I did not want to leave Libya, but I had to; all my travel arrangements had been made in advance without my knowledge, while I had been taken away to my grandparents home where it was safer. I came here literally bearing just the clothes on my back. All those who remained I consider heroes. From Mohamed Nabbous, a murdered journalist that spoke out, to Iman Al-Obeidi who was raped by 15 of Gaddafi’s hoods. Even my grandmother heads out every day to make her voice heard. The regime has destroyed her home of 30 years and taken too many of her loved ones.

Now, in Vienna all I can do is protest. But it is not enough. I feel like a traitor.

How could I leave my own family and friends to suffer in a land where most of my fellow countrymen see the leader as a deranged tyrant? I ask my family in Libya to stay at home, they reply: "Why, are we better than the others?"

Around 200-300 people attended the protest on Stephansplatz on Feb. 25.

"There is no God but Allah, and Gaddafi is the enemy of Allah," the crowd chanted. The Libyan Embassy here has defaulted.

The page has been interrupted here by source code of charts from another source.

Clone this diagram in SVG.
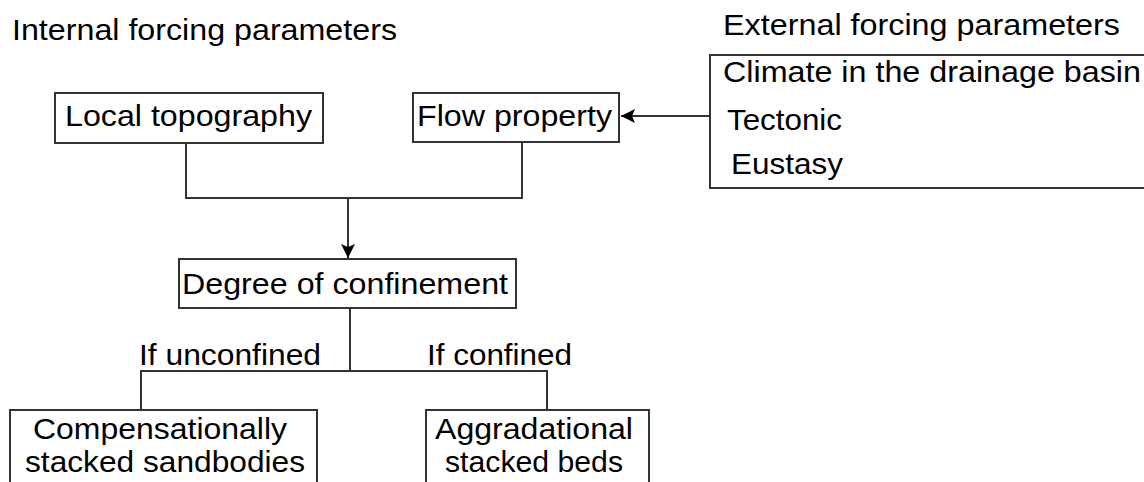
<svg xmlns="http://www.w3.org/2000/svg" width="1144" height="482" viewBox="0 0 1144 482">
<style>
  text { font-family: "Liberation Sans", Arial, sans-serif; font-size: 30px; fill: #000; }
  .box { fill: #fff; stroke: #333; stroke-width: 2; }
  .conn { fill: none; stroke: #333; stroke-width: 2; }
</style>
<defs>
  <marker id="arrow" markerUnits="userSpaceOnUse" markerWidth="16" markerHeight="14" refX="14" refY="7" orient="auto">
    <path d="M0,0 L14,7 L0,14 L3,7 Z" fill="#000"/>
  </marker>
</defs>
<rect width="1144" height="482" fill="#fff"/>

<g id="title-internal">
  <text x="12" y="40" textLength="385" lengthAdjust="spacingAndGlyphs">Internal forcing parameters</text>
</g>
<g id="title-external">
  <text x="723" y="35" textLength="397" lengthAdjust="spacingAndGlyphs">External forcing parameters</text>
</g>

<g id="connectors">
  <path class="conn" d="M186,143 V198 H522 V143"/>
  <path class="conn" d="M348,198 V258" marker-end="url(#arrow)"/>
  <path class="conn" d="M710,116 H621" marker-end="url(#arrow)"/>
  <path class="conn" d="M350,308 V371"/>
  <path class="conn" d="M141,410 V371 H547 V410"/>
</g>

<g id="node-local-topography">
  <rect class="box" x="55" y="93" width="268" height="50"/>
  <text x="65" y="126" textLength="247" lengthAdjust="spacingAndGlyphs">Local topography</text>
</g>
<g id="node-flow-property">
  <rect class="box" x="413" y="93" width="206" height="49"/>
  <text x="417" y="126" textLength="195" lengthAdjust="spacingAndGlyphs">Flow property</text>
</g>
<g id="node-external">
  <rect class="box" x="710" y="55" width="450" height="133"/>
  <text x="723" y="82" textLength="418" lengthAdjust="spacingAndGlyphs">Climate in the drainage basin</text>
  <text x="727" y="130" textLength="115" lengthAdjust="spacingAndGlyphs">Tectonic</text>
  <text x="731" y="174" textLength="112" lengthAdjust="spacingAndGlyphs">Eustasy</text>
</g>
<g id="node-degree">
  <rect class="box" x="179" y="259" width="337" height="49"/>
  <text x="182" y="294" textLength="326" lengthAdjust="spacingAndGlyphs">Degree of confinement</text>
</g>
<g id="label-unconfined">
  <text x="139" y="365" textLength="182" lengthAdjust="spacingAndGlyphs">If unconfined</text>
</g>
<g id="label-confined">
  <text x="427" y="365" textLength="145" lengthAdjust="spacingAndGlyphs">If confined</text>
</g>
<g id="node-compensational">
  <rect class="box" x="10" y="410" width="307" height="90"/>
  <text x="33" y="439" textLength="254" lengthAdjust="spacingAndGlyphs">Compensationally</text>
  <text x="25" y="472" textLength="280" lengthAdjust="spacingAndGlyphs">stacked sandbodies</text>
</g>
<g id="node-aggradational">
  <rect class="box" x="426" y="410" width="223" height="90"/>
  <text x="435" y="439" textLength="198" lengthAdjust="spacingAndGlyphs">Aggradational</text>
  <text x="445" y="472" textLength="178" lengthAdjust="spacingAndGlyphs">stacked beds</text>
</g>
</svg>
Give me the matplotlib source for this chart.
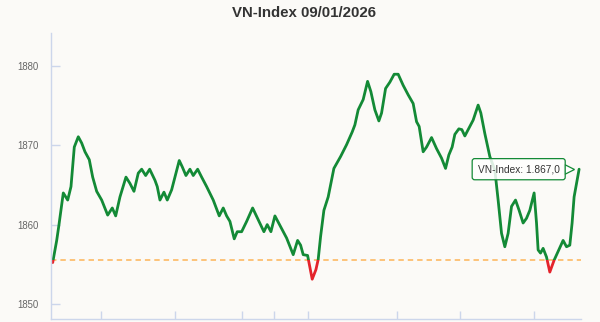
import matplotlib
matplotlib.use("Agg")
import matplotlib.pyplot as plt
import matplotlib.patches as mpatches
import matplotlib.transforms as mtransforms

# ---- data ----
t = [2.0, 6.0, 8.3, 12.6, 17.0, 20.3, 23.6, 27.6, 31.0, 34.3, 38.6, 42.0, 46.0,
     51.0, 57.0, 61.6, 65.0, 69.3, 75.3, 79.3, 83.3, 87.6, 91.0, 95.0, 99.0,
     104.3, 106.6, 109.3, 113.3, 116.6, 121.0, 125.3, 128.6, 131.6, 135.3, 139.3,
     142.6, 147.0, 151.0, 156.0, 162.6, 168.6, 172.6, 176.0, 179.3, 183.6, 186.6,
     191.0, 196.0, 202.0, 207.6, 213.3, 216.6, 220.3, 224.3, 229.3, 236.0, 242.6,
     247.0, 250.0, 252.6, 257.0, 261.6, 265.3, 267.6, 270.0, 273.3, 277.6, 283.3,
     290.0, 296.0, 301.6, 304.3, 307.6, 312.6, 317.0, 320.3, 324.3, 328.3, 331.0,
     335.0, 339.3, 343.6, 347.6, 352.6, 357.6, 362.6, 366.0, 368.6, 372.6, 376.0,
     381.0, 386.0, 391.0, 395.0, 398.3, 401.6, 404.3, 408.3, 411.3, 414.3, 417.6,
     422.6, 427.6, 430.3, 434.3, 439.3, 444.3, 447.6, 451.0, 454.3, 457.6, 461.0,
     465.0, 468.6, 472.6, 476.0, 479.3, 483.6, 486.0, 487.6, 490.0, 492.6, 496.0,
     499.3, 503.6, 508.3, 512.6, 516.0, 519.3, 521.6, 523.6, 528.6]
vnindex = [1855.2, 1858.0, 1860.0, 1864.0, 1863.1, 1864.8, 1869.8, 1871.1, 1870.3,
           1869.2, 1868.2, 1866.0, 1864.2, 1863.1, 1861.2, 1862.1, 1861.1, 1863.5,
           1866.0, 1865.2, 1864.2, 1866.5, 1867.0, 1866.2, 1867.0, 1865.6, 1864.8,
           1863.1, 1864.1, 1863.1, 1864.4, 1866.5, 1868.1, 1867.3, 1866.2, 1867.0,
           1866.2, 1867.0, 1866.0, 1864.8, 1863.1, 1861.1, 1862.1, 1861.1, 1860.4,
           1858.2, 1859.1, 1859.1, 1860.4, 1862.1, 1860.6, 1859.1, 1860.0, 1859.1,
           1861.1, 1859.9, 1858.3, 1856.2, 1858.0, 1857.4, 1856.2, 1856.1, 1853.1,
           1854.3, 1855.6, 1858.5, 1861.8, 1863.5, 1867.1, 1868.6, 1870.1, 1871.7,
           1872.6, 1874.5, 1875.8, 1878.1, 1876.8, 1874.5, 1873.1, 1874.1, 1877.2,
           1878.0, 1879.0, 1879.0, 1877.6, 1876.4, 1875.3, 1873.0, 1872.4, 1869.2,
           1869.8, 1871.0, 1869.6, 1868.4, 1867.1, 1868.8, 1869.8, 1871.4, 1872.1,
           1872.0, 1871.2, 1872.0, 1873.2, 1875.1, 1874.1, 1871.5, 1868.6, 1866.9,
           1863.1, 1858.9, 1857.2, 1858.9, 1862.3, 1863.1, 1861.8, 1860.2, 1860.8,
           1861.8, 1864.0, 1860.2, 1856.8, 1856.4, 1857.0, 1855.9, 1854.0, 1855.5,
           1856.8, 1858.0, 1857.2, 1857.4, 1860.2, 1863.5, 1867.0]
reference_level = 1855.5
x_ticks = [49.9, 124.2, 191.2, 223.7, 257.4, 346.2, 409.3, 483.9]
y_ticks = [1850, 1860, 1870, 1880]
title = "VN-Index 09/01/2026"
tooltip = "VN-Index: 1.867,0"

# ---- style ----
BG = "#fbfaf7"
GREEN = "#138a36"
RED = "#e4232b"
AXIS = "#ccd6eb"
plt.rcParams["font.family"] = ["Liberation Sans", "DejaVu Sans"]

fig = plt.figure(figsize=(6.0, 3.22), dpi=100, facecolor=BG)
ax = fig.add_axes([0.0845, 0.0093, 0.8835, 0.8882], facecolor=BG)
ax.set_xlim(0, 530.3)
ax.set_ylim(1848.07, 1884.21)

# reference dashed line
ax.axhline(reference_level, color="#fdbf6f", lw=1.3, ls=(0, (3, 2.2)), zorder=1)

# line: green above reference, red below
big = 1000
g_line, = ax.plot(t, vnindex, color=GREEN, lw=2.0, solid_joinstyle="round",
                  solid_capstyle="round", zorder=2)
r_line, = ax.plot(t, vnindex, color=RED, lw=2.0, solid_joinstyle="round",
                  solid_capstyle="round", zorder=2)
clip_up = mpatches.Rectangle((-big, reference_level), 3 * big, big, transform=ax.transData)
clip_dn = mpatches.Rectangle((-big, reference_level - big), 3 * big, big, transform=ax.transData)
g_line.set_clip_path(clip_up)
r_line.set_clip_path(clip_dn)

# axes styling
for s in ["top", "right"]:
    ax.spines[s].set_visible(False)
for s in ["left", "bottom"]:
    ax.spines[s].set_color(AXIS)
    ax.spines[s].set_linewidth(1.0)
ax.set_yticks(y_ticks)
ax.set_yticklabels([str(v) for v in y_ticks])
ax.set_xticks(x_ticks)
ax.set_xticklabels([])
ax.tick_params(axis="y", direction="in", length=6.2, width=1.0, color=AXIS,
               labelsize=6.9, labelcolor="#666666", pad=9)
ax.tick_params(axis="x", direction="in", length=5.8, width=1.0, color=AXIS)

# title
fig.text(304 / 600, 1 - 16.7 / 322, title, ha="center", va="baseline",
         fontsize=10.8, fontweight="bold", color="#333333")

# tooltip
ptr = mtransforms.offset_copy(ax.transData, fig=fig, x=-10, y=0, units="dots")
ax.plot(t[-1], vnindex[-1], marker=">", ms=6.5, mfc="white", mec=GREEN, mew=0.9,
        transform=ptr, zorder=3)
ax.annotate(tooltip, xy=(t[-1], vnindex[-1]), xytext=(-43.5, 0),
            textcoords="offset points", ha="center", va="center",
            fontsize=7.3, color="#333333", zorder=4,
            bbox=dict(boxstyle="round,pad=0.55,rounding_size=0.25",
                      fc=(1, 1, 1, 0.85), ec=GREEN, lw=0.9))

fig.savefig("out.png", dpi=100, facecolor=BG)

During the protest they stated: "We no longer serve the government of Gaddafi, we serve the Libyan People".

It was mostly young people, but not only; whole families of Libyans, Egyptians and others showed up. As we stood in the bitter cold, we held the old monarchical flag as a show of support for our fellow countrymen who have been putting their lives at risk for the past 45 days in the name of freedom.